PD SURG

A large randomised assessment of the relative clinical and cost-effectiveness of surgery for Parkinson's disease.

The PD SURG trial was a large, pragmatic, multicentre “real-life” randomised trial to evaluate the role of surgery as therapy for PD. The fundamental question being addressed in this trial was if early surgery provides more or less effective long-term control than medical therapy with surgery deferred for as long as possible?

The main results were published in 2010:

Williams W, Gill S, Varma T, Jenkinson C, Quinn N, Mitchell R, Scott R, Ives N, Rick C, Daniels J, Patel S, Wheatley K; PD SURG Collaborators Group. Deep brain stimulation plus best medical therapy versus best medical therapy alone for advanced Parkinson's disease (PD SURG trial): a randomised, open-label trial. Lancet Neurol. 2010 Jun; 9(6): 581–591.

Further work related to this trial has also been published:

Mathers J, Rick C, Jenkinson C, Garside R, Pall H, Mitchell R, Bayliss S, Jones L. Patients' experiences of deep brain stimulation for Parkinson's disease: a qualitative systematic review and synthesis. BMJ Open. 2016;6(6):e011525.

McIntosh E, Gray A, Daniels J, Gill S, Ives N, Jenkinson C, Mitchell R, Pall H, Patel S, Quinn N, Rick C, Wheatley K, Williams A; PD SURG Collaborators Group. Cost-utility analysis of deep brain stimulation surgery plus best medical therapy versus best medical therapy in patients with Parkinson's: Economic evaluation alongside the PD SURG trial. Mov Disord. 2016.

 

This trial closed to recruitment in December 2006, recruiting 366 patients from 13 NHS centres across the UK. The PD SURG trial was sponsored by grants from the UK Medical Research Council and Parkinson's UK.


Design

PD SURG was a large, pragmatic, multicentre “real-life” randomised trial to evaluate the role of surgery as therapy for PD. The fundamental question addressed in this trial was:

Does early surgery provide more or less effective long-term control than medical therapy (with surgery deferred for as long as possible)?

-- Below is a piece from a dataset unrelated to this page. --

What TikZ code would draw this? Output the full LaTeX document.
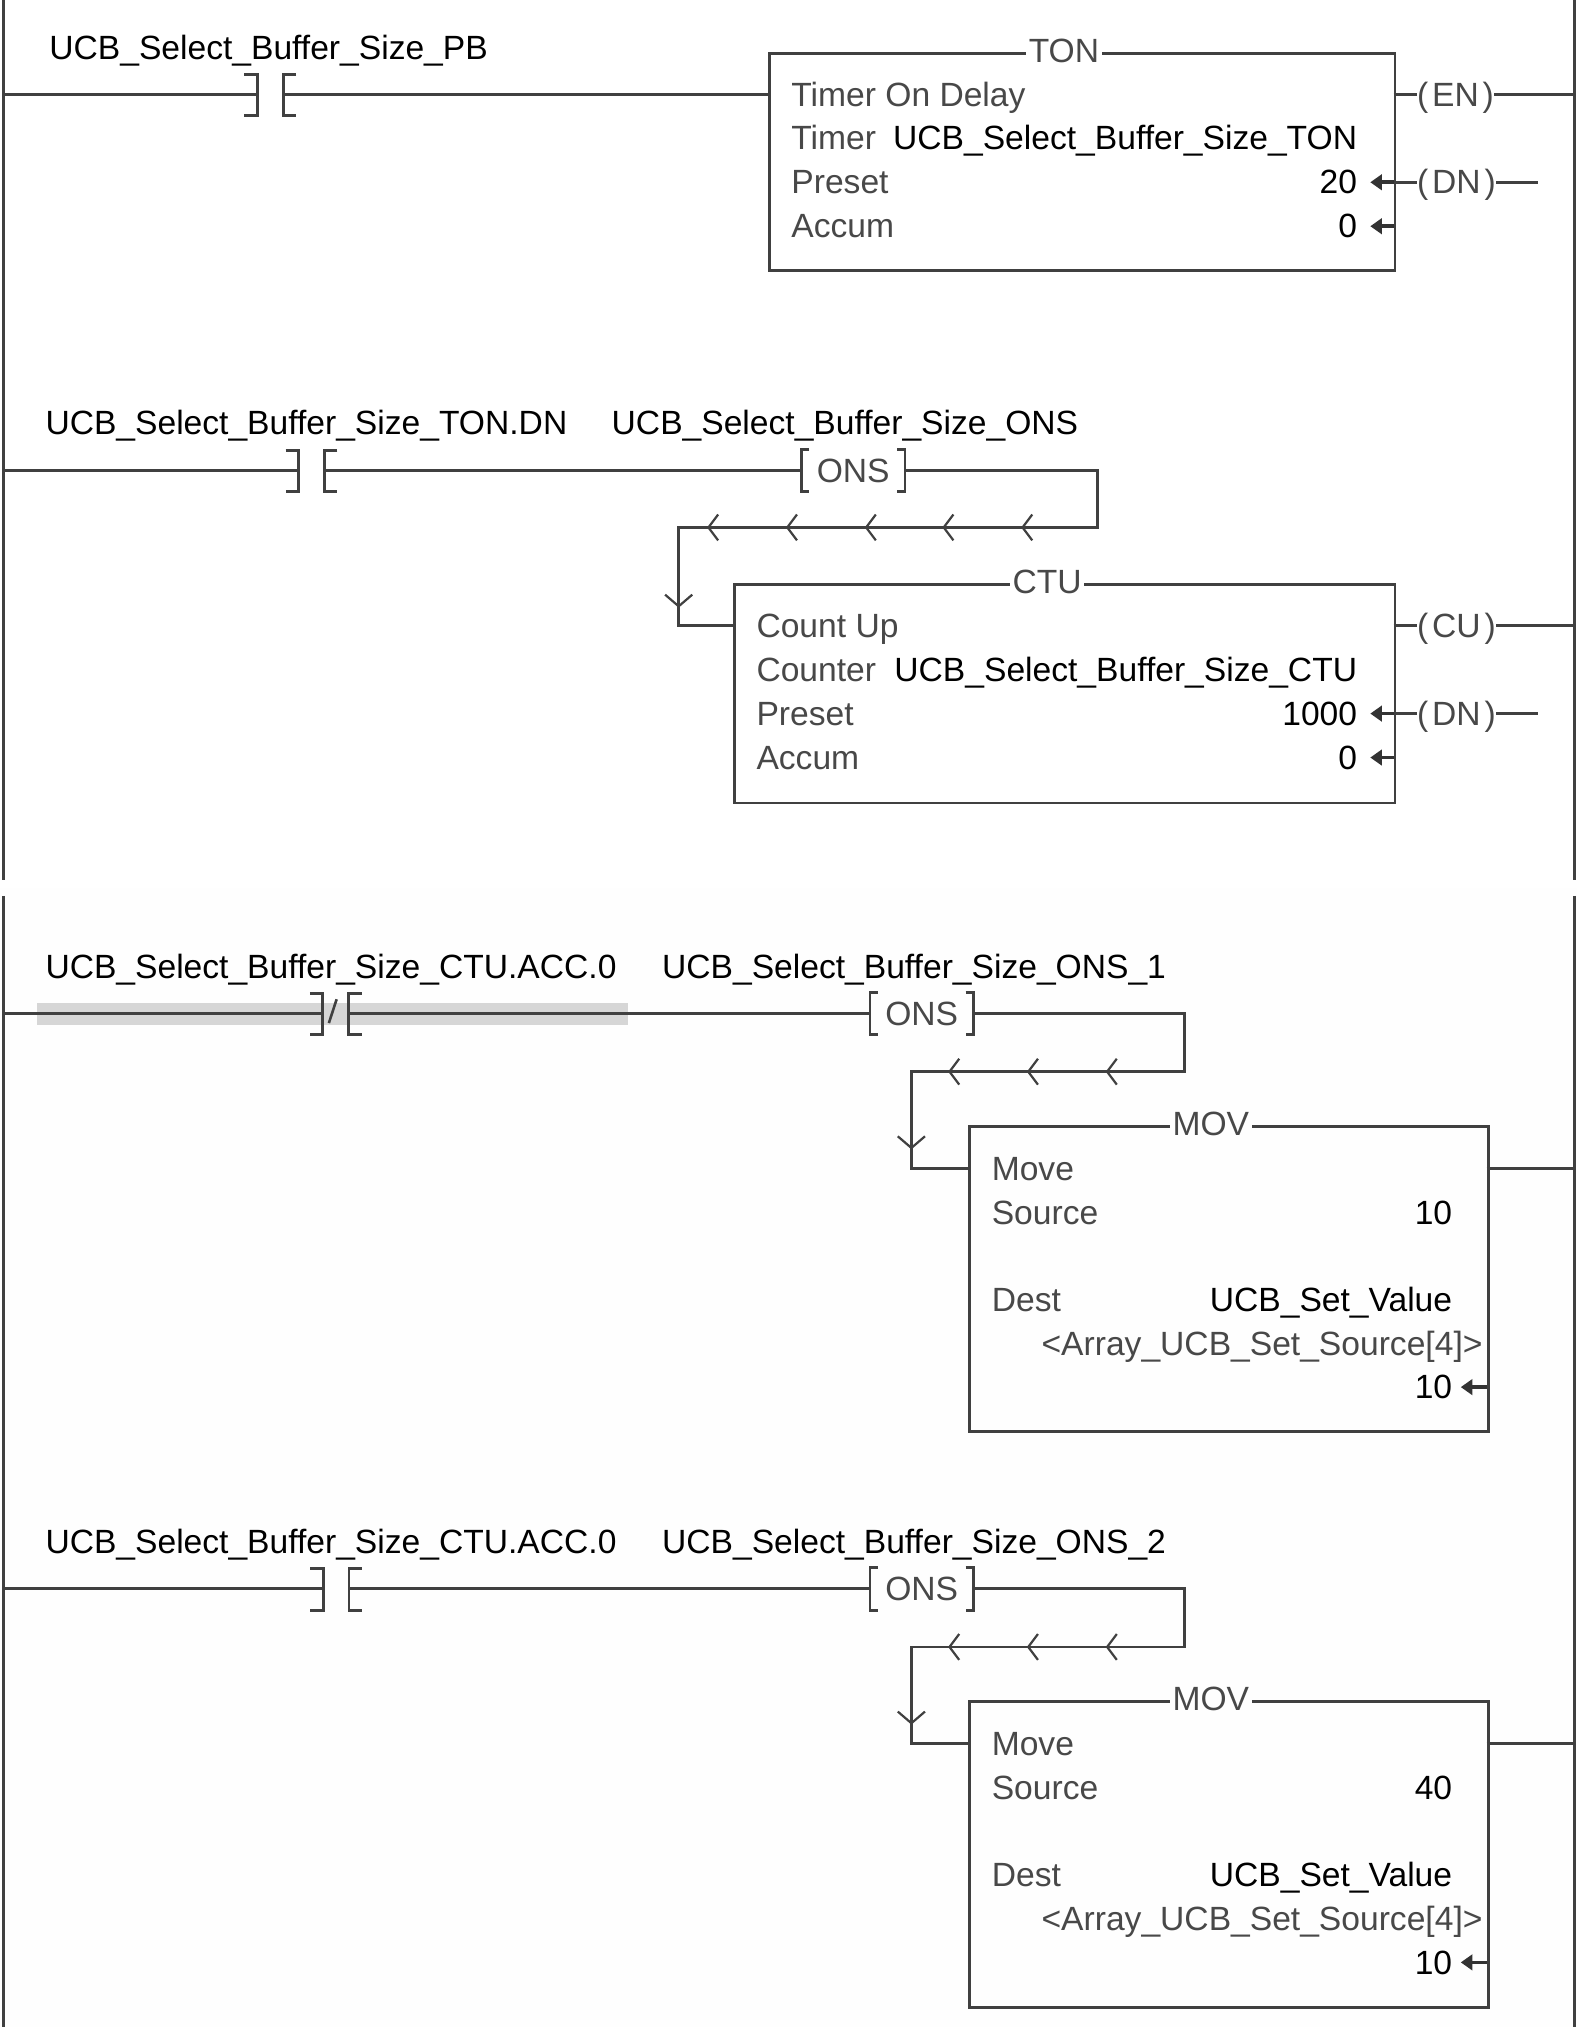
\documentclass[tikz,border=0pt]{standalone}
\usepackage{fontspec}
\setmainfont{Liberation Sans}
\usetikzlibrary{arrows.meta}
\definecolor{lc}{RGB}{64,64,64}
\definecolor{tg}{RGB}{72,72,72}
\definecolor{bgb}{RGB}{254,254,254}
\definecolor{hl}{RGB}{214,214,214}
\tikzset{
 wire/.style={draw=lc, line width=2.2pt},
 chev/.style={draw=lc, line width=1.7pt},
 txt/.style={font=\fontsize{26pt}{30pt}\selectfont, inner sep=0pt, text=black},
 txtg/.style={txt, text=tg},
 fblock/.style={wire, rectangle, inner sep=0pt, anchor=north west},
 ttl/.style={txtg, anchor=base, inner xsep=2pt, inner ysep=1pt},
 rarrow/.style={draw=black!80, line width=2.8pt, -{Triangle[length=9pt,width=12pt]}},
 contactno/.pic={
  \draw[wire] (-20,-15.5) -- (-10,-15.5) -- (-10,16.5) -- (-20,16.5);
  \draw[wire] (20,-15.5) -- (10,-15.5) -- (10,16.5) -- (20,16.5);
  \coordinate (-a) at (-10,0);
  \coordinate (-b) at (10,0);
 },
 onsb/.pic={
  \draw[wire] (-34,-16.5) -- (-40,-16.5) -- (-40,16.5) -- (-34,16.5);
  \draw[wire] (34,-16.5) -- (40,-16.5) -- (40,16.5) -- (34,16.5);
  \node[txtg, anchor=base] (-t) at (0,9.3) {ONS};
  \coordinate (-a) at (-40,0);
  \coordinate (-b) at (40,0);
 },
 chevl/.pic={\draw[chev] (7.5,-10) -- (0,0) -- (7.5,10);},
 chevd/.pic={\draw[chev] (-10.5,-9) -- (0,0) -- (10.5,-9);}
}
\begin{document}
\begin{tikzpicture}[x=1pt,y=-1pt]
\useasboundingbox (0,0) rectangle (1220,1568);
\fill[white] (0,0) rectangle (1220,687);
\fill[bgb] (0,687) rectangle (1220,1568);

% rails
\coordinate (lrA) at (2.5,0); \coordinate (lrB) at (2.5,681);
\coordinate (lrC) at (2.5,693); \coordinate (lrD) at (2.5,1568);
\coordinate (rrA) at (1218,0); \coordinate (rrB) at (1218,681);
\coordinate (rrC) at (1218,693); \coordinate (rrD) at (1218,1568);
\draw[wire] (lrA) -- (lrB); \draw[wire] (lrC) -- (lrD);
\draw[wire] (rrA) -- (rrB); \draw[wire] (rrC) -- (rrD);

% ================= Rung 1 =================
\node[txt, anchor=base west] (lab1) at (38,46) {UCB\_Select\_Buffer\_Size\_PB};
\pic (k1) at (209,73) {contactno};
\node[fblock, minimum width=484pt, minimum height=168pt] (ton) at (594,40) {};
\node[ttl, fill=white] (tonT) at (823,48) {TON};
\node[txtg, anchor=base west] (ton1) at (612,82) {Timer On Delay};
\node[txtg, anchor=base west] (ton2) at (612,116) {Timer};
\node[txt, anchor=base east] (ton2v) at (1050,116) {UCB\_Select\_Buffer\_Size\_TON};
\node[txtg, anchor=base west] (ton3) at (612,150) {Preset};
\node[txt, anchor=base east] (ton3v) at (1050,150) {20};
\node[txtg, anchor=base west] (ton4) at (612,184) {Accum};
\node[txt, anchor=base east] (ton4v) at (1050,184) {0};
\coordinate (L1) at (2.5,73);
\coordinate (R1) at (1218,73);
\draw[wire] (L1) -- (k1-a);
\draw[wire] (k1-b) -- (ton.west |- k1-b);
\node[txtg, anchor=base west] (en) at (1096,82) {(\hspace{3pt}EN\hspace{3pt})};
\coordinate (ton1r) at (1078,73);
\draw[wire] (ton1r) -- (en.west |- ton1r);
\draw[wire] (en.east |- ton1r) -- (R1);
\coordinate (ton3r) at (1078,141);
\coordinate (ton3a) at (1060,141);
\node[txtg, anchor=base west] (dn1) at (1096,150) {(\hspace{3pt}DN\hspace{3pt})};
\coordinate (dn1e) at (1190,141);
\draw[wire] (ton3r) -- (dn1.west |- ton3r);
\draw[wire] (dn1.east |- ton3r) -- (dn1e);
\draw[rarrow] (ton3r) -- (ton3a);
\coordinate (ton4r) at (1078,175);
\coordinate (ton4a) at (1060,175);
\draw[rarrow] (ton4r) -- (ton4a);

% ================= Rung 2 =================
\node[txt, anchor=base west] (lab2a) at (35,336) {UCB\_Select\_Buffer\_Size\_TON.DN};
\node[txt, anchor=base west] (lab2b) at (473,336) {UCB\_Select\_Buffer\_Size\_ONS};
\pic (k2) at (241,364) {contactno};
\pic (o2) at (660,364) {onsb};
\node[fblock, minimum width=511pt, minimum height=169pt] (ctu) at (567,451) {};
\node[ttl, fill=white] (ctuT) at (810,459) {CTU};
\node[txtg, anchor=base west] (ctu1) at (585,493) {Count Up};
\node[txtg, anchor=base west] (ctu2) at (585,527) {Counter};
\node[txt, anchor=base east] (ctu2v) at (1050,527) {UCB\_Select\_Buffer\_Size\_CTU};
\node[txtg, anchor=base west] (ctu3) at (585,561) {Preset};
\node[txt, anchor=base east] (ctu3v) at (1050,561) {1000};
\node[txtg, anchor=base west] (ctu4) at (585,595) {Accum};
\node[txt, anchor=base east] (ctu4v) at (1050,595) {0};
\coordinate (L2) at (2.5,364);
\draw[wire] (L2) -- (k2-a);
\draw[wire] (k2-b) -- (o2-a);
\coordinate (b2a) at (849,364);
\coordinate (b2b) at (849,408);
\coordinate (b2c) at (525,408);
\coordinate (b2d) at (525,484);
\draw[wire] (o2-b) -- (b2a) -- (b2b) -- (b2c) -- (b2d) -- (ctu.west |- b2d);
\foreach \cx in {548,609,670,730,791} \pic at (\cx,408) {chevl};
\pic at (525,469) {chevd};
\coordinate (ctu1r) at (1078,484);
\coordinate (R2) at (1218,484);
\node[txtg, anchor=base west] (cu) at (1096,493) {(\hspace{3pt}CU\hspace{3pt})};
\draw[wire] (ctu1r) -- (cu.west |- ctu1r);
\draw[wire] (cu.east |- ctu1r) -- (R2);
\coordinate (ctu3r) at (1078,552);
\coordinate (ctu3a) at (1060,552);
\node[txtg, anchor=base west] (dn2) at (1096,561) {(\hspace{3pt}DN\hspace{3pt})};
\coordinate (dn2e) at (1190,552);
\draw[wire] (ctu3r) -- (dn2.west |- ctu3r);
\draw[wire] (dn2.east |- ctu3r) -- (dn2e);
\draw[rarrow] (ctu3r) -- (ctu3a);
\coordinate (ctu4r) at (1078,586);
\coordinate (ctu4a) at (1060,586);
\draw[rarrow] (ctu4r) -- (ctu4a);

% ================= Rung 3 =================
\fill[hl] (29,775.5) rectangle (486,792.5);
\node[txt, anchor=base west] (lab3a) at (35,757) {UCB\_Select\_Buffer\_Size\_CTU.ACC.0};
\node[txt, anchor=base west] (lab3b) at (512,757) {UCB\_Select\_Buffer\_Size\_ONS\_1};
\pic (k3) at (259.7,784) {contactno};
\draw[wire, line width=2pt] (260.4,773) -- (254.4,791.4);
\pic (o3) at (713,784) {onsb};
\node[fblock, minimum width=401pt, minimum height=236.5pt] (mov3) at (749,870) {};
\node[ttl, fill=bgb] (mov3T) at (936.6,878) {MOV};
\node[txtg, anchor=base west] (mov3a) at (767,913) {Move};
\node[txtg, anchor=base west] (mov3b) at (767,947) {Source};
\node[txt, anchor=base east] (mov3bv) at (1123.5,947) {10};
\node[txtg, anchor=base west] (mov3c) at (767,1014.4) {Dest};
\node[txt, anchor=base east] (mov3cv) at (1123.5,1014.4) {UCB\_Set\_Value};
\node[txtg, anchor=base east] (mov3d) at (1147,1048.2) {<Array\_UCB\_Set\_Source[4]>};
\node[txt, anchor=base east] (mov3e) at (1123.5,1082) {10};
\coordinate (mov3r) at (1150,1073);
\coordinate (mov3ar) at (1130,1073);
\draw[rarrow] (mov3r) -- (mov3ar);
\coordinate (L3) at (2.5,784);
\draw[wire] (L3) -- (k3-a);
\draw[wire] (k3-b) -- (o3-a);
\coordinate (b3a) at (916,784);
\coordinate (b3b) at (916,829);
\coordinate (b3c) at (705,829);
\coordinate (b3d) at (705,904);
\draw[wire] (o3-b) -- (b3a) -- (b3b) -- (b3c) -- (b3d) -- (mov3.west |- b3d);
\foreach \cx in {734.5,795.4,856.4} \pic at (\cx,829) {chevl};
\pic at (705,888) {chevd};
\coordinate (mov3o) at (1150,904);
\coordinate (R3) at (1218,904);
\draw[wire] (mov3o) -- (R3);

% ================= Rung 4 =================
\node[txt, anchor=base west] (lab4a) at (35,1202) {UCB\_Select\_Buffer\_Size\_CTU.ACC.0};
\node[txt, anchor=base west] (lab4b) at (512,1202) {UCB\_Select\_Buffer\_Size\_ONS\_2};
\pic (k4) at (260,1229) {contactno};
\pic (o4) at (713,1229) {onsb};
\node[fblock, minimum width=401pt, minimum height=237pt] (mov4) at (749,1315) {};
\node[ttl, fill=bgb] (mov4T) at (936.6,1323) {MOV};
\node[txtg, anchor=base west] (mov4a) at (767,1358) {Move};
\node[txtg, anchor=base west] (mov4b) at (767,1392) {Source};
\node[txt, anchor=base east] (mov4bv) at (1123.5,1392) {40};
\node[txtg, anchor=base west] (mov4c) at (767,1459.4) {Dest};
\node[txt, anchor=base east] (mov4cv) at (1123.5,1459.4) {UCB\_Set\_Value};
\node[txtg, anchor=base east] (mov4d) at (1147,1493.2) {<Array\_UCB\_Set\_Source[4]>};
\node[txt, anchor=base east] (mov4e) at (1123.5,1527) {10};
\coordinate (mov4r) at (1150,1518);
\coordinate (mov4ar) at (1130,1518);
\draw[rarrow] (mov4r) -- (mov4ar);
\coordinate (L4) at (2.5,1229);
\draw[wire] (L4) -- (k4-a);
\draw[wire] (k4-b) -- (o4-a);
\coordinate (b4a) at (916,1229);
\coordinate (b4b) at (916,1274);
\coordinate (b4c) at (705,1274);
\coordinate (b4d) at (705,1349);
\draw[wire] (o4-b) -- (b4a) -- (b4b) -- (b4c) -- (b4d) -- (mov4.west |- b4d);
\foreach \cx in {734.5,795.4,856.4} \pic at (\cx,1274) {chevl};
\pic at (705,1333) {chevd};
\coordinate (mov4o) at (1150,1349);
\coordinate (R4) at (1218,1349);
\draw[wire] (mov4o) -- (R4);
\end{tikzpicture}
\end{document}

In order to obtain the large number of patients needed to provide reliable answers, and to maximise the clinical relevance of the findings, the trial was designed to fit in with routine practice as far as possible and to impose minimal additional workload by keeping extra clinic-based tests and evaluations to a minimum (the majority of assessments were by postal questionnaires to patients and carers).

Aim

The aims of the study were to determine reliably whether early surgery is more effective than deferred surgery for advanced PD.

Setting

Across 13 hospitals in the UK able to supply DBS surgery.  The success of the trial depended entirely on the whole-hearted collaboration of many surgeons, neurologists, nurses and others.

Measurement & Outcomes

The primary endpoint was the patient’s self-evaluation of their functional status using the PDQ-39 questionnaire.

Secondary endpoints evaluating other aspects of functioning, as well as safety, included:

  •  Quality of Life (EuroQol).
  •  Cognitive decline (Dementia Rating Scale-II)
  •  Clinical assessment of functioning (UPDRS, Hoehn & Yahr stage).
  •  Neuropsychological evaluation
  •  Carer psychological wellbeing (SF-36)
  •  Health Economics.
  •  Toxicity and side-effects, including mortality rates.